Heller, Simeon with Meltzer, George J. | Bronze Plaque for Banks | Significantly Altered | Flushing | Bank | 1968 |
This bank branch is currently vacant and has been completely reclad in 90s era ceramic tiles. A simple structure incorporated into an existing commercial row, the building was originally identified by a facade of precast aggregate panels and a large bay of windows that looked onto the banking floor.
Halsey McCormack and Helmer | Bronze Plaque for Banks | Extant | Floral Park | Bank | 1957 |
A traditional Georgian Revival bank building by a firm known for its bank design. The Awards program is surprisingly amusing in its description of the design stating “…the Richmond Hill Savings Bank tends to exert a subtle influence of traditional New Englad morality and sound character in this Queens community.” It goes on further to state “…it presents a charming picture which, in a quiet way, may serve to temper any tendencies toward extremes of architecture in future neighborhood construction.
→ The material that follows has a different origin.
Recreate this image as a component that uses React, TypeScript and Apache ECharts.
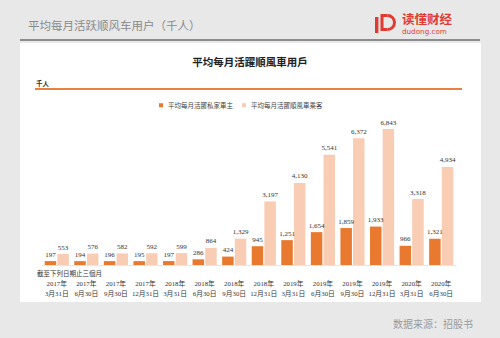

Silverstone, Oscar | Honorable Mention | Extant | Flushing | Bank | 1954 |
This branch of the Jamaica National Bank is a limestone block clad box with simple details including patterned panels under the windows, a metal framed entrance vestibule, and a stone veneer retaining wall. The building is oriented to face a triangular green space replete with flagpole.
Blomberg, Karl E. with Cybul, David N. | Bronze Plaque for Rehabilitation | Significantly Altered | Whitestone | Bank | 1957 |
This bank branch is located as just one storefront in a much larger shopping center along the Cross Island Parkway. While much of the retail space reads as contemporary, the bank space still has some marble cladding at the storefront level and some original metal detailing as well.
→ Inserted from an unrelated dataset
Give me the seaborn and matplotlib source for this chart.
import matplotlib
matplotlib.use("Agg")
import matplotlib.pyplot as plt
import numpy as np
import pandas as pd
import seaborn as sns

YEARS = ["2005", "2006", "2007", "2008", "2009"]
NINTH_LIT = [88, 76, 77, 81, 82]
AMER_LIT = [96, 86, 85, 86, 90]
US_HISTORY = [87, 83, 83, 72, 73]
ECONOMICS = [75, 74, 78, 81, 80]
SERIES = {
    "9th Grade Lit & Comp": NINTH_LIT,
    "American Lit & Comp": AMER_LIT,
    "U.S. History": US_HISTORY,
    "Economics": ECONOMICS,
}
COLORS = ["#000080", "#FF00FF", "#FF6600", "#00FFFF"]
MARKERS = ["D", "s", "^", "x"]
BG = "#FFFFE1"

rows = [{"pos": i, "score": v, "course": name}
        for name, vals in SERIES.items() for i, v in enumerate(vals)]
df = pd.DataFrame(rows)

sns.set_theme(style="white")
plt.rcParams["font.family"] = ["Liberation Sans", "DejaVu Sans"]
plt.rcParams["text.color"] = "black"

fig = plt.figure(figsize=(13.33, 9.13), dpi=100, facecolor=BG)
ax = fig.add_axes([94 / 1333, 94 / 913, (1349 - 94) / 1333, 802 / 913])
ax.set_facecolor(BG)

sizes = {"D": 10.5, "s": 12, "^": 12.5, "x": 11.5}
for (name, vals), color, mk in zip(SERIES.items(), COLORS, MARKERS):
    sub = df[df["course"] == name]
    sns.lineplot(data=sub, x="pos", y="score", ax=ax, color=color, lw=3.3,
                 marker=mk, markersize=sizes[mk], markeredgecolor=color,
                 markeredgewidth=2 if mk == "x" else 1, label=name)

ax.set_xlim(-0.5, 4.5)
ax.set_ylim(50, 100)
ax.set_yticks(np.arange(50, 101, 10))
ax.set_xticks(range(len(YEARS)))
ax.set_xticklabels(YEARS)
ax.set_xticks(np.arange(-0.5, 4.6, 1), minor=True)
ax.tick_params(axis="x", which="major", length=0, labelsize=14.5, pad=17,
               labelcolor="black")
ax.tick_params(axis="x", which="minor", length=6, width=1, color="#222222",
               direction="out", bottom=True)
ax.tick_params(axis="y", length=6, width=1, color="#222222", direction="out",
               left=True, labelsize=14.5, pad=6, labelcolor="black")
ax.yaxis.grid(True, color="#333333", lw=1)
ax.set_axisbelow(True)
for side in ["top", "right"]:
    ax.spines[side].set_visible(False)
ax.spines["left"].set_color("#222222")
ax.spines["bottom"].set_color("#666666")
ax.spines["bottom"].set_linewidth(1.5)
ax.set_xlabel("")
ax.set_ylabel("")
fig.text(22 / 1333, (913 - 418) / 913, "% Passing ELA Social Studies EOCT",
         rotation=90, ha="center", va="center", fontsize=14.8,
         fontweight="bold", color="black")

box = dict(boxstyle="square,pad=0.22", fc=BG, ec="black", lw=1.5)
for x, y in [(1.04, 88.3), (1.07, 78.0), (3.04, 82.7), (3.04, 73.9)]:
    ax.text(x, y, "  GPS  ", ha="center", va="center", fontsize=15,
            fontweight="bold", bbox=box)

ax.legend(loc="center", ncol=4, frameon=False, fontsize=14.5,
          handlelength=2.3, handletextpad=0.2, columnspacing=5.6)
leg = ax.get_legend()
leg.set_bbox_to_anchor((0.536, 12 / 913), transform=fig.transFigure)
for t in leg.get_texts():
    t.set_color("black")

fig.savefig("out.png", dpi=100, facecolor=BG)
Castro-Blanco, Piscioneri and Feder | Bronze Plaque for Banks | Significantly Altered | Corona | Bank | 1970 |
This interesting take on a local bank branch is now gone. Originally the design incorporated some traditional elements of Spanish architecture most notable a massive entry arch in concrete. Other interior features such as dark stained wood and specifically designed furniture were part of the overall scheme. Already by 1970, this part of Corona was notably Hispanic and is largely majority Spanish-speaking today. However, the local population now uses a Chase Bank branch interchangeable with other Chase branches across the city.